Les gens du peuple disent qu’elle est l’obole desinée à acheter au ciel la place du nouveau venu dans le « grand village » de cet autre monde où il arrive. Si l’on retrouve la pièce dans les cendres, c’est parce que le dieu, qui aime ses créatures, se considère comme payé, du seul fait de l’offrande, et restitue l’argent à ceux qui en ont plus besoin que lui.

  1. Bakous : Brahmanes
  2. Sralao : Bois d’un arbre de très belle volée.

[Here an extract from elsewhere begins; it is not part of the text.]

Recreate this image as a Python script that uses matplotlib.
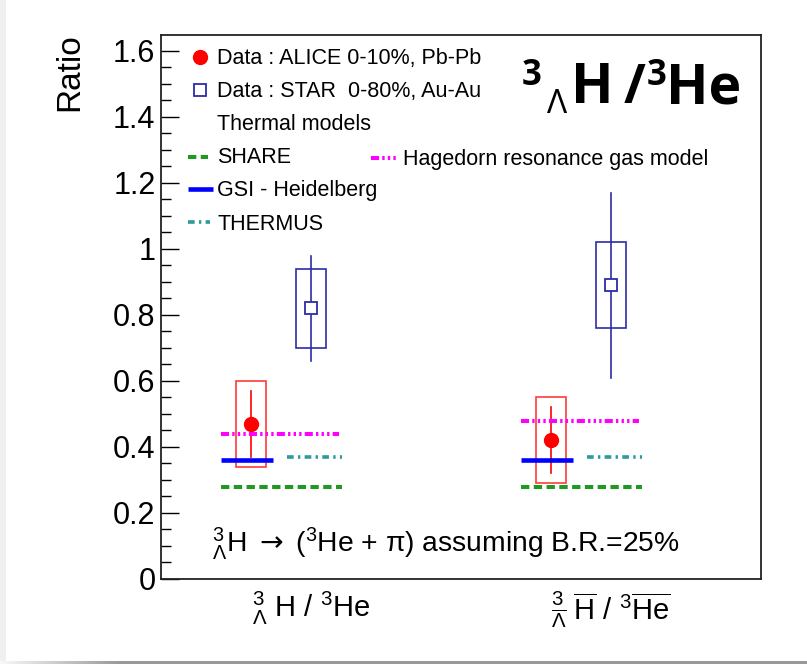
import numpy as np
import matplotlib
matplotlib.use("Agg")
import matplotlib.pyplot as plt
from matplotlib.patches import Rectangle
from matplotlib.lines import Line2D

plt.rcParams['font.family'] = ['Liberation Sans', 'DejaVu Sans']
plt.rcParams['mathtext.fontset'] = 'custom'
plt.rcParams['mathtext.rm'] = 'Liberation Sans'
plt.rcParams['mathtext.it'] = 'Liberation Sans:italic'
plt.rcParams['mathtext.bf'] = 'Liberation Sans:bold'
plt.rcParams['mathtext.sf'] = 'DejaVu Sans'
plt.rcParams['lines.scale_dashes'] = False

# ---- data ----
categories = [r"${}^{3}_{\Lambda}$ H / ${}^{3}$He",
              r"${}^{3}_{\overline{\Lambda}}$ $\overline{\mathrm{H}}$ / ${}^{3}\overline{\mathrm{He}}$"]
cat_pos = [0.25, 0.75]

alice_val = [0.47, 0.42]
alice_stat = [0.10, 0.10]
alice_syst = [0.13, 0.13]

star_val = [0.82, 0.89]
star_stat = [0.16, 0.28]
star_syst = [0.12, 0.13]

share_val = [0.28, 0.28]
gsi_val = [0.36, 0.36]
thermus_val = [0.37, 0.37]
hagedorn_val = [0.44, 0.48]

yticks = [0, 0.2, 0.4, 0.6, 0.8, 1.0, 1.2, 1.4, 1.6]
ytick_labels = ['0', '0.2', '0.4', '0.6', '0.8', '1', '1.2', '1.4', '1.6']

# ---- styles ----
RED = '#ff0000'
RED_BOX = '#ff3b3b'
NAVY = '#2c2ca6'
GREEN = '#1f991f'
BLUE = '#0000ff'
TEAL = '#2e9a9a'
MAGENTA = '#ff00ff'

share_style = dict(color=GREEN, lw=2.9, dashes=(6.0, 3.2), solid_capstyle='butt', dash_capstyle='butt')
gsi_style = dict(color=BLUE, lw=3.3, solid_capstyle='butt')
thermus_style = dict(color=TEAL, lw=2.6, dashes=(4.8, 3.1, 1.7, 3.1), dash_capstyle='butt')
hag_style = dict(color=MAGENTA, lw=2.9, dashes=(5.8, 2.3, 1.7, 2.3, 1.7, 2.3, 1.7, 2.3), dash_capstyle='butt')

W, H = 807, 664
fig = plt.figure(figsize=(W / 100, H / 100), dpi=100)
fig.patch.set_facecolor('white')

L, R, T, B = 161, 761, 35, 579
ax = fig.add_axes([L / W, 1 - B / H, (R - L) / W, (B - T) / H])
ax.set_xlim(0, 1)
ax.set_ylim(0, 1.648)

# model predictions (horizontal segments around each category)
for c, v in zip(cat_pos, share_val):
    ax.plot([c - 0.15, c + 0.052], [v, v], **share_style, zorder=3)
for c, v in zip(cat_pos, hagedorn_val):
    ax.plot([c - 0.15, c + 0.047], [v, v], **hag_style, zorder=3)
for c, v in zip(cat_pos, thermus_val):
    ax.plot([c - 0.04, c + 0.052], [v, v], **thermus_style, zorder=3)

# ALICE data
for c, v, st, sy in zip(cat_pos, alice_val, alice_stat, alice_syst):
    x = c - 0.1
    ax.add_patch(Rectangle((x - 0.025, v - sy), 0.05, 2 * sy, fill=False,
                           ec=RED_BOX, lw=1.2, zorder=2))
    ax.plot([x, x], [v - st, v + st], color=RED, lw=1.2, zorder=2)
    ax.plot([x], [v], 'o', color=RED, ms=10, zorder=4)

for c, v in zip(cat_pos, gsi_val):
    ax.plot([c - 0.15, c - 0.064], [v, v], **gsi_style, zorder=5)

# STAR data
for c, v, st, sy in zip(cat_pos, star_val, star_stat, star_syst):
    x = c
    ax.add_patch(Rectangle((x - 0.025, v - sy), 0.05, 2 * sy, fill=False,
                           ec=NAVY, lw=1.2, zorder=2))
    ax.plot([x, x], [v - st, v + st], color=NAVY, lw=1.2, zorder=2)
    ax.plot([x], [v], 's', mfc='white', mec=NAVY, mew=1.3, ms=9, zorder=4)

# axes styling
for s in ax.spines.values():
    s.set_linewidth(1.3)
    s.set_color('#222222')
ax.set_yticks(yticks)
ax.set_yticklabels(ytick_labels)
ax.set_yticks(np.arange(0, 1.65, 0.05), minor=True)
ax.tick_params(axis='y', which='major', direction='in', length=13, width=1.0,
               labelsize=22, pad=4, right=False)
ax.tick_params(axis='y', which='minor', direction='in', length=7, width=1.0, right=False)
ax.set_xticks(cat_pos)
ax.set_xticklabels(categories)
ax.tick_params(axis='x', which='major', length=0, labelsize=21, pad=8)

# legend drawn in pixel layout
def frac(px, py):
    return ((px - L) / (R - L), (B - py) / (B - T))

leg_fs = 15.5
def leg_text(px, py, s):
    x, y = frac(px, py + 7)
    ax.text(x, y, s, transform=ax.transAxes, fontsize=leg_fs, va='baseline', ha='left')

def leg_line(x0, x1, py, style):
    (a, y), (b, _) = frac(x0, py), frac(x1, py)
    ax.add_line(Line2D([a, b], [y, y], transform=ax.transAxes, clip_on=False, **style))

x, y = frac(200, 57)
ax.plot([x], [y], 'o', color=RED, ms=10, transform=ax.transAxes, clip_on=False)
leg_text(217, 57, "Data : ALICE 0-10%, Pb-Pb")
x, y = frac(200, 90)
ax.plot([x], [y], 's', mfc='white', mec=NAVY, mew=1.3, ms=9, transform=ax.transAxes, clip_on=False)
leg_text(217, 90, "Data : STAR  0-80%, Au-Au")
leg_text(217, 123, "Thermal models")
leg_line(188, 208, 157, share_style)
leg_text(217, 156, "SHARE")
leg_line(188, 213, 189, gsi_style)
leg_text(217, 189, "GSI - Heidelberg")
leg_line(188, 210, 222, thermus_style)
leg_text(217, 223, "THERMUS")
leg_line(371, 397, 158, hag_style)
leg_text(403, 158, "Hagedorn resonance gas model")

# branching-ratio note
x, y = frac(212, 552)
ax.text(x, y, r"${}^{3}_{\Lambda}$H $\mathsf{\rightarrow}$ (${}^{3}$He + $\mathrm{\pi}$) assuming B.R.=25%",
        transform=ax.transAxes, fontsize=20.3, va='baseline', ha='left')

# y label
fig.text(70 / W, 1 - 33 / H, "Ratio", rotation=90, ha='center', va='top', fontsize=24)

# title
tfam = ['Open Sans', 'DejaVu Sans']
def ftext(px, py, s, **kw):
    fig.text(px / W, 1 - py / H, s, va='baseline', ha='left', family=tfam, **kw)

ftext(522, 85, "3", fontsize=25, weight='bold')
ftext(547, 113, "\u039b", fontsize=24)
ftext(571, 103, "H", fontsize=40, weight='bold')
ftext(624, 103, "/", fontsize=38, weight='bold')
ftext(647, 85, "3", fontsize=25, weight='bold')
ftext(666, 103, "He", fontsize=40, weight='bold')

# page edge shading
edge = fig.add_axes([0, 0, 1, 3 / H])
grad = np.linspace(0.97, 0.6, 120)
row = np.concatenate([grad, np.full(W - 120, 0.6)])
edge.imshow(np.tile(row, (3, 1)), cmap='gray', vmin=0, vmax=1, aspect='auto',
            extent=[0, W, 0, 3])
edge.set_axis_off()
fig.add_artist(Rectangle((0, 0), 6 / W, 1, transform=fig.transFigure,
                         fc='#f0f0f0', ec='none', zorder=-1))

fig.savefig("out.png", dpi=100)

LES FÊTES DE LA CRÉMATION DE S.M. SISOWATH (suite et fin)

Jeanne LEUBA

Samedi 3 Mars, deuxième jour de l’exposition de l’urne, le matin se lève au chant des pleureuses. Puis, ce ne sont, pendant des heures, que cérémonies religieuses et privées : repas offert aux bonzes officiants des quatre sam san et du pavillon des cérémonies ; chant des pleureuses ; déjeuner offert aux membres de la famille royale, aux dignitaires et aux employés de service ; sermons.

Ces rites durent jusqu’à 4 heures de l’après midi.

A ce moment doit avoir lieu le transfert des deux vases contenant les vêtements et les résidus du lavage du corps du Men à la pagode d’Argent, le Preah Kèo, pour incinération de leur contenu.

Déjà, toute la procession est prête. Une nuée d’enfants en costume bleu et rouge, coiffés du casque assorti, sont répartis le long de deux longues cordes qu’ils doivent tenir pour encadrer le cortège, en portant les oriflammes blanches à dragons noirs.

Un simple siège laqué rouge est en attente au pied du Men. Les deux vases dorés sont descendus au son de conques et installés sur ce siège; un porteur les abrite avec un grand parasol blanc et deux éventails coudés en forme de feuilles de lotus les encadrent, tenus par des dignitaires en robe de tulle blanc, coiffés du lom-phâk.

Cortège restreint, d’ailleurs, simple accompagnement honorifique pour un court trajet.

Au Preah Kèo, un bûcher est installé au centre de la belle cour paisible tout petit Men, abri sur quatre montants, au-dessus du rectangle drapé de blanc où sont enfermés bûches et charbon. Sur le combustible, une grande cuvette de bronze – la très grande marmite cambodgienne - dorée. A peu de distance, le fauteuil de S.M. Moniving, et, derrière, des rangs de chaises pour les princes, ministres et dignitaire.

Des troupes font la haie. La musique tagale et la musique cambodgienne sont là.

Les vases sont amenés au pied du bûcher et découverts. Deux Krom snom en retirent le contenu avec des bâtons, coussins et vêtements trempés, débris de toute sorte, mokot à la pointe coupée. Des paillettes et des cabochons brillent encore sur ce triste costume ruisselant de sanies. La brise chasse une odeur de mort.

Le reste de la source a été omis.